EXERCISE ->
The records below are to be copied word for word, with every picture left out.

─── INPUT RECORDS

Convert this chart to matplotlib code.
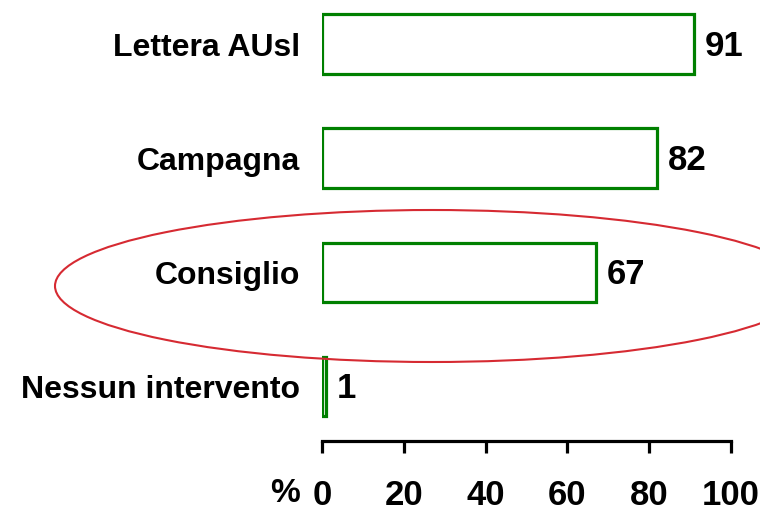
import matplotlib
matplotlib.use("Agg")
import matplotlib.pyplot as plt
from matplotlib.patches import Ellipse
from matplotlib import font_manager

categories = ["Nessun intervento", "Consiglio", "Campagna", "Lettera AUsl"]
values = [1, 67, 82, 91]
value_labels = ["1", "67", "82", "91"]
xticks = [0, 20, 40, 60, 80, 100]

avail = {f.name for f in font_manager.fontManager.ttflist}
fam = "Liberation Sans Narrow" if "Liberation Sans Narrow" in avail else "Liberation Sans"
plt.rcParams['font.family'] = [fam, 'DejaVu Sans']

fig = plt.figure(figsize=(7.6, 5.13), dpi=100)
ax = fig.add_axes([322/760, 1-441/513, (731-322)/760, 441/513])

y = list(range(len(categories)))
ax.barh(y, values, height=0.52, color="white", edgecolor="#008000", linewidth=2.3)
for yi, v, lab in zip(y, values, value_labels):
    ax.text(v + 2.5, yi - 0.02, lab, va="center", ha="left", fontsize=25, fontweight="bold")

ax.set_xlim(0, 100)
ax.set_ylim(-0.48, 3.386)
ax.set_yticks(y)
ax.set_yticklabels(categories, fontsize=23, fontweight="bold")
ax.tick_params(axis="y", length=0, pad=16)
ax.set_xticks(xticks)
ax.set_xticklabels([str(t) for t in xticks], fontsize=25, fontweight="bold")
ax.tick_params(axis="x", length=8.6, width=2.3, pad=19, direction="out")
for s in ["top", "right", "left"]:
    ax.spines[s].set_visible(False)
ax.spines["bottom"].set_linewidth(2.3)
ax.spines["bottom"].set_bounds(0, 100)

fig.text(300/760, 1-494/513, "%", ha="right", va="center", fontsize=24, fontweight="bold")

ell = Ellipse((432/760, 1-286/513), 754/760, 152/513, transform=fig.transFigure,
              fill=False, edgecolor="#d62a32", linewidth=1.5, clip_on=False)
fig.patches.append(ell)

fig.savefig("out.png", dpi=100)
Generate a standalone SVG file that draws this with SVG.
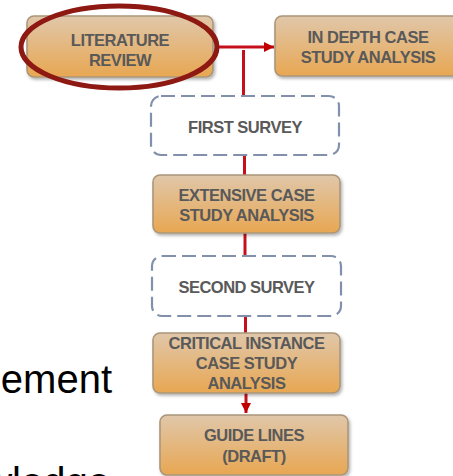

──────

IN RESPONSE ->
Convert this chart to matplotlib code.
import matplotlib
matplotlib.use("Agg")
import matplotlib.pyplot as plt
from matplotlib.patches import Ellipse
from matplotlib import font_manager

categories = ["Nessun intervento", "Consiglio", "Campagna", "Lettera AUsl"]
values = [1, 67, 82, 91]
value_labels = ["1", "67", "82", "91"]
xticks = [0, 20, 40, 60, 80, 100]

avail = {f.name for f in font_manager.fontManager.ttflist}
fam = "Liberation Sans Narrow" if "Liberation Sans Narrow" in avail else "Liberation Sans"
plt.rcParams['font.family'] = [fam, 'DejaVu Sans']

fig = plt.figure(figsize=(7.6, 5.13), dpi=100)
ax = fig.add_axes([322/760, 1-441/513, (731-322)/760, 441/513])

y = list(range(len(categories)))
ax.barh(y, values, height=0.52, color="white", edgecolor="#008000", linewidth=2.3)
for yi, v, lab in zip(y, values, value_labels):
    ax.text(v + 2.5, yi - 0.02, lab, va="center", ha="left", fontsize=25, fontweight="bold")

ax.set_xlim(0, 100)
ax.set_ylim(-0.48, 3.386)
ax.set_yticks(y)
ax.set_yticklabels(categories, fontsize=23, fontweight="bold")
ax.tick_params(axis="y", length=0, pad=16)
ax.set_xticks(xticks)
ax.set_xticklabels([str(t) for t in xticks], fontsize=25, fontweight="bold")
ax.tick_params(axis="x", length=8.6, width=2.3, pad=19, direction="out")
for s in ["top", "right", "left"]:
    ax.spines[s].set_visible(False)
ax.spines["bottom"].set_linewidth(2.3)
ax.spines["bottom"].set_bounds(0, 100)

fig.text(300/760, 1-494/513, "%", ha="right", va="center", fontsize=24, fontweight="bold")

ell = Ellipse((432/760, 1-286/513), 754/760, 152/513, transform=fig.transFigure,
              fill=False, edgecolor="#d62a32", linewidth=1.5, clip_on=False)
fig.patches.append(ell)

fig.savefig("out.png", dpi=100)
Generate a standalone SVG file that draws this with SVG.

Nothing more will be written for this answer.